A showgirl’s skills can be useful when carrying out the duties of a smiling, waving, fantastic-hat-wearing royal. As we learned from Princess Diana, there is always an element of faking it. But Meghan’s preoccupation with the superficial is all-consuming. As is her self-obsession. Her tale about the P&G commercial tells us all we need to know about how she wants the world to see her. While normal teenagers wasted their time playing with friends and answering teachers back in high school, Meghan was standing up for all the oppressed women standing over the kitchen sink. Dear reader, while you were doing nothing, Meghan was changing the world.

Meghan and Harry’s recent decision to return to the UK poses awkward questions for the couple. Why return now, when only Harry returned for the funeral of Prince Philip, and when they didn’t come to support William at the unveiling of the Princess Diana statue at Kensington Palace? And why step foot in a place that made you feel so unwelcome that, according to Meghan, it made her feel suicidal? Perhaps the answer is that they have exhausted their options in Hollywood.

In her New York interview, Meghan told the world that she was “very aware that people see her as a princess,” and at this point I’m not sure whether this is her attempt at satire or whether she has fallen victim to her own imagination. The objective truth is that Meghan’s relationship with reality is blurred — whether or not people saw her as a princess four years ago, they do not regard her in the same way now.

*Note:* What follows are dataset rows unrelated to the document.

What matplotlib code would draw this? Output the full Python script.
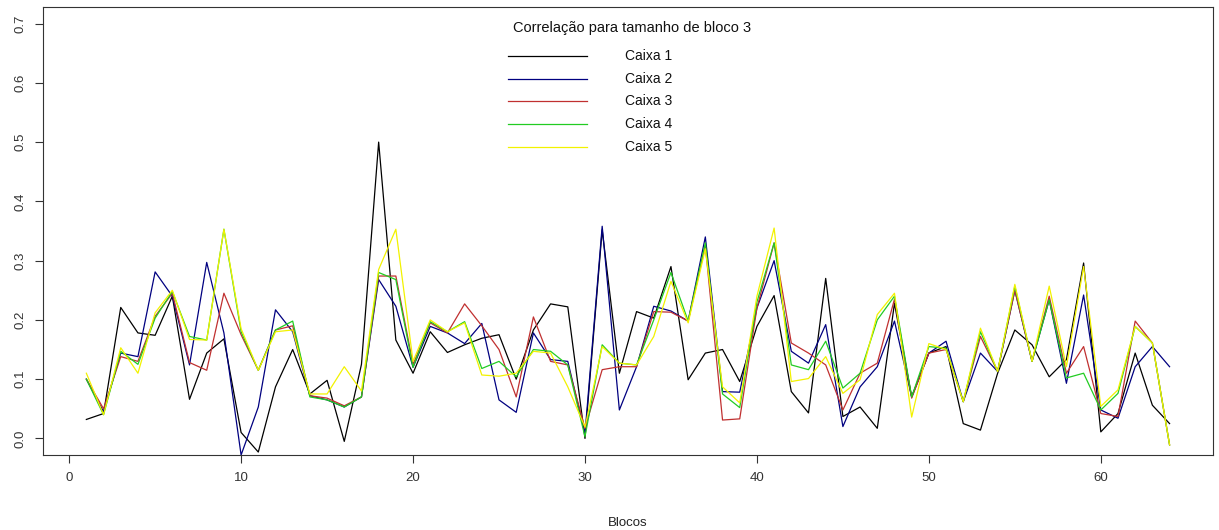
import matplotlib
matplotlib.use("Agg")
import matplotlib.pyplot as plt
from matplotlib.lines import Line2D
import numpy as np

plt.rcParams['font.family'] = ['Liberation Sans', 'DejaVu Sans']

blocos = list(range(1, 65))

caixa1 = [0.032, 0.042, 0.221, 0.178, 0.174, 0.240, 0.066, 0.144, 0.168, 0.010,
          -0.023, 0.087, 0.150, 0.075, 0.098, -0.005, 0.125, 0.500, 0.166, 0.110,
          0.180, 0.145, 0.158, 0.169, 0.175, 0.100, 0.183, 0.227, 0.222, 0.000,
          0.352, 0.110, 0.214, 0.203, 0.290, 0.099, 0.144, 0.150, 0.096, 0.189,
          0.241, 0.079, 0.043, 0.270, 0.037, 0.053, 0.017, 0.228, 0.070, 0.144,
          0.155, 0.025, 0.014, 0.110, 0.183, 0.158, 0.104, 0.133, 0.296, 0.011,
          0.042, 0.144, 0.056, 0.025]
caixa2 = [0.100, 0.045, 0.144, 0.138, 0.281, 0.240, 0.124, 0.297, 0.178, -0.028,
          0.053, 0.217, 0.180, 0.072, 0.065, 0.053, 0.070, 0.268, 0.223, 0.120,
          0.189, 0.178, 0.160, 0.194, 0.065, 0.044, 0.178, 0.133, 0.130, 0.008,
          0.358, 0.048, 0.121, 0.223, 0.215, 0.198, 0.340, 0.079, 0.078, 0.220,
          0.300, 0.147, 0.127, 0.192, 0.020, 0.087, 0.121, 0.198, 0.070, 0.144,
          0.164, 0.062, 0.144, 0.113, 0.250, 0.130, 0.234, 0.093, 0.242, 0.048,
          0.034, 0.121, 0.155, 0.121]
caixa3 = [0.100, 0.050, 0.138, 0.130, 0.206, 0.245, 0.128, 0.115, 0.245, 0.175,
          0.115, 0.183, 0.190, 0.072, 0.068, 0.055, 0.070, 0.274, 0.274, 0.125,
          0.195, 0.178, 0.227, 0.190, 0.150, 0.070, 0.205, 0.130, 0.124, 0.017,
          0.116, 0.121, 0.121, 0.214, 0.213, 0.198, 0.325, 0.031, 0.033, 0.220,
          0.330, 0.161, 0.144, 0.124, 0.048, 0.110, 0.127, 0.235, 0.068, 0.144,
          0.150, 0.062, 0.172, 0.113, 0.250, 0.130, 0.240, 0.110, 0.155, 0.042,
          0.037, 0.198, 0.161, -0.011]
caixa4 = [0.100, 0.040, 0.147, 0.125, 0.203, 0.248, 0.172, 0.166, 0.353, 0.180,
          0.115, 0.183, 0.198, 0.070, 0.065, 0.053, 0.070, 0.280, 0.268, 0.120,
          0.197, 0.180, 0.197, 0.118, 0.130, 0.104, 0.150, 0.147, 0.124, 0.003,
          0.158, 0.127, 0.124, 0.200, 0.280, 0.198, 0.330, 0.075, 0.052, 0.230,
          0.330, 0.124, 0.116, 0.164, 0.085, 0.110, 0.200, 0.240, 0.070, 0.155,
          0.152, 0.062, 0.180, 0.113, 0.257, 0.130, 0.234, 0.102, 0.110, 0.048,
          0.076, 0.189, 0.161, -0.011]
caixa5 = [0.110, 0.040, 0.153, 0.110, 0.212, 0.250, 0.167, 0.166, 0.353, 0.185,
          0.115, 0.180, 0.183, 0.075, 0.075, 0.121, 0.080, 0.285, 0.353, 0.130,
          0.200, 0.180, 0.195, 0.107, 0.105, 0.110, 0.147, 0.144, 0.087, 0.019,
          0.155, 0.127, 0.124, 0.172, 0.265, 0.195, 0.320, 0.087, 0.060, 0.240,
          0.355, 0.096, 0.101, 0.138, 0.076, 0.099, 0.209, 0.245, 0.036, 0.160,
          0.150, 0.062, 0.186, 0.113, 0.260, 0.130, 0.257, 0.121, 0.290, 0.054,
          0.082, 0.189, 0.161, -0.011]

series = [caixa1, caixa2, caixa3, caixa4, caixa5]
labels = ["Caixa 1", "Caixa 2", "Caixa 3", "Caixa 4", "Caixa 5"]
colors = ["#000000", "#000080", "#c03030", "#22cc22", "#f2f200"]
titulo = "Correlação para tamanho de bloco 3"
x_ticks = [0, 10, 20, 30, 40, 50, 60]
y_ticks = [0.0, 0.1, 0.2, 0.3, 0.4, 0.5, 0.6, 0.7]

W, H = 1219, 530
fig = plt.figure(figsize=(W / 100, H / 100), dpi=100)
ax = fig.add_axes([0.0353, 0.1415, 0.9597, 0.8453])

for s, lab, c in zip(series, labels, colors):
    ax.plot(blocos, s, color=c, linewidth=0.9, label=lab)

ax.set_xlim(-1.52, 66.52)
ax.set_ylim(-0.028, 0.728)
ax.set_xticks(x_ticks)
ax.set_yticks(y_ticks)
ax.set_xticklabels([str(t) for t in x_ticks], fontsize=9.5, color="#333333")
ax.set_yticklabels([f"{t:.1f}" for t in y_ticks], fontsize=9.5, rotation=90,
                   va="center", color="#333333")
ax.tick_params(direction="out", length=6, width=0.8, colors="#333333", pad=6)
for sp in ax.spines.values():
    sp.set_linewidth(0.8)
    sp.set_color("#333333")

ax.set_xlabel("Blocos", fontsize=9.5, labelpad=24, color="#222222")

# legend (no box), placed in figure pixel coordinates like the reference
def fx(px):
    return px / W

def fy(py):
    return 1 - py / H

fig.text(fx(513), fy(28), titulo, fontsize=10.5, ha="left", va="center",
         color="#111111")
for k, (lab, c) in enumerate(zip(labels, colors)):
    yy = 56 + 22.7 * k
    fig.add_artist(Line2D([fx(508), fx(587)], [fy(yy), fy(yy)], color=c,
                          linewidth=0.9, transform=fig.transFigure))
    fig.text(fx(625), fy(yy), lab, fontsize=10, ha="left", va="center",
             color="#111111")

fig.savefig("out.png", dpi=100)
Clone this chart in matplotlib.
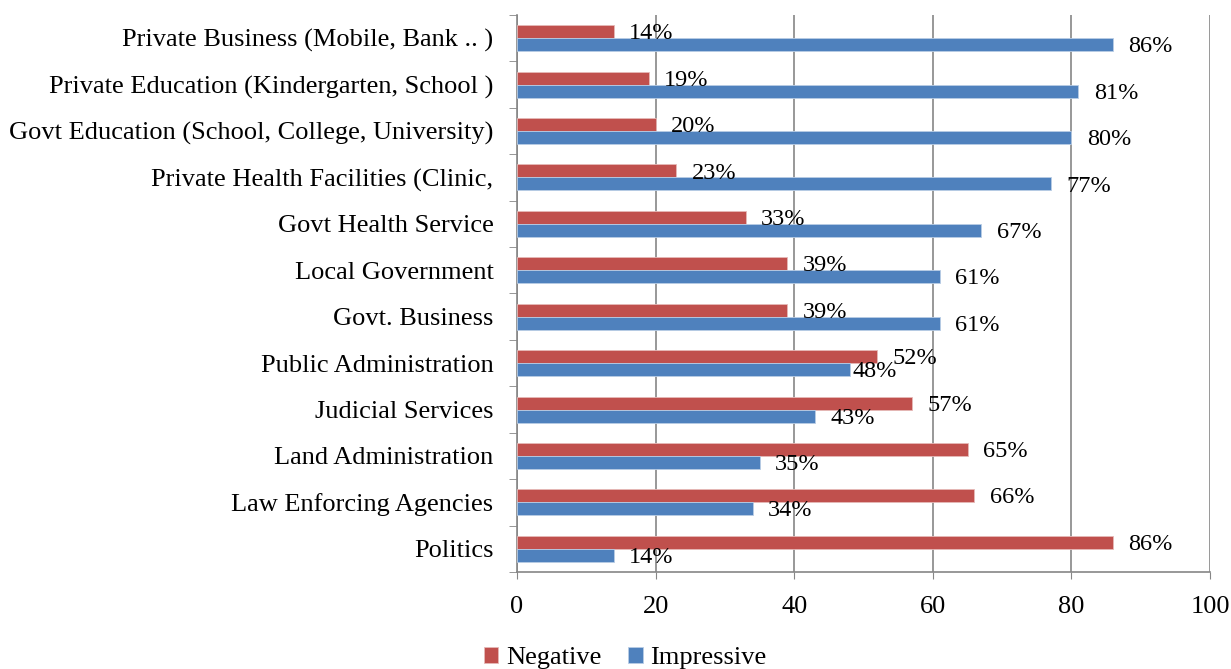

There is no doubt that if he returned, Harry would be welcomed by his family — and the British people — with open arms. But for Meghan, the game could well and truly be up. Perez Hilton summed up the feeling in Hollywood : “They are not our royals. We don’t have any allegiance to them. We don’t have any reverence for them. We will not curtsy in front of them. To us, they are just celebrities.” That’s the problem with mixing monarchy with celebrity: the two worlds overlap — but they are not the same. Meghan and Harry claim to have one foot in both. Increasingly, they aren’t welcome in either.